When viewed as a component of the Dino-Opera, the willingness to subjugate scenario-appropriate practicality to the film’s imagery is a vital asset, one that is wholly consistent with its successes elsewhere. Even beyond its portraiture which boasts a staggering sensitivity to color and composition, Faura’s camera (under J.A. Bayona’s direction) displays a profound acuity for visual adaptability and inventiveness. A darkened tunnel seeping with neon-esque hits of lava, a towering plume of smoke back-lit by fiery eruptions, and an ornate Gothic spire silhouetted against a massive moon are all images presented through a lens that seems to will the narrative into increasingly photogenic panoramas.

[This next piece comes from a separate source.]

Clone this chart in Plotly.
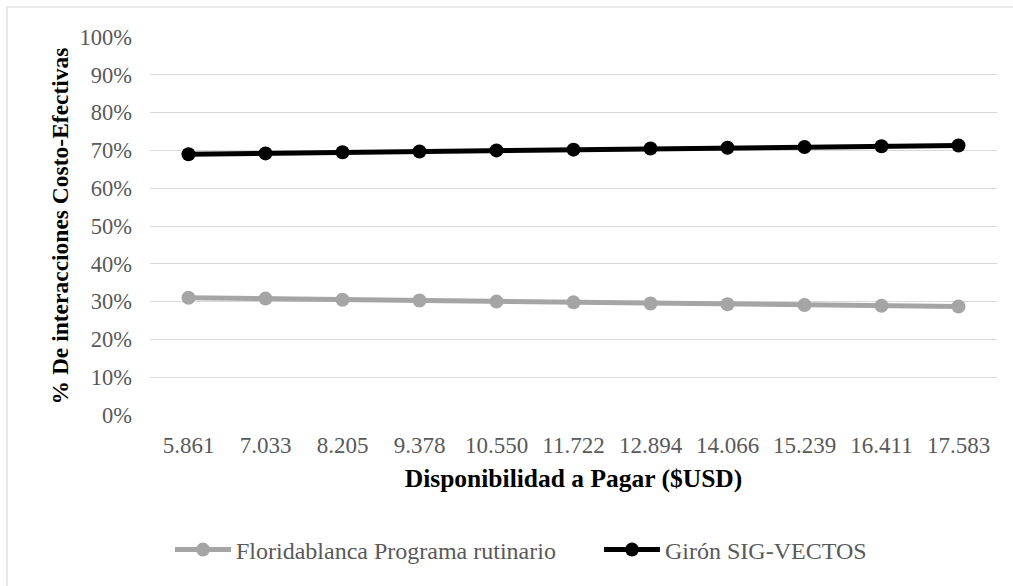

For one last case study, we’ll take a look at the film’s climactic showdown (featuring the “Indoraptor,” a deviously concocted new breed of dinosaur). See how architects Bayona, Faura, and Giacchino all work to present a situation which otherwise resides a stone’s-throw away from unfilmable tripe as a genre-bending showstopper (one that is still saturated with textual idiocy, of course). Watch as they wrangle the final deus ex machina into a visual moment befitting the phrase’s roots.
A Night At the Dino-Opera
Let’s be real; after all of that you’re kind of in too deep to not go and watch “Fallen Kingdom,” either again or for the first time. When you do, if you take one thing away from this insufferably overzealous exercise, just remember the following: when it feels like the movie is pushing you away, consciously decide to see where it takes you. Hopefully, when all is said and done, you’ll find yourself at just the right distance to enjoy the stupid, magnificent grandeur of it all, because it genuinely is something special.
Have a wonderful night at the Dino-Opera.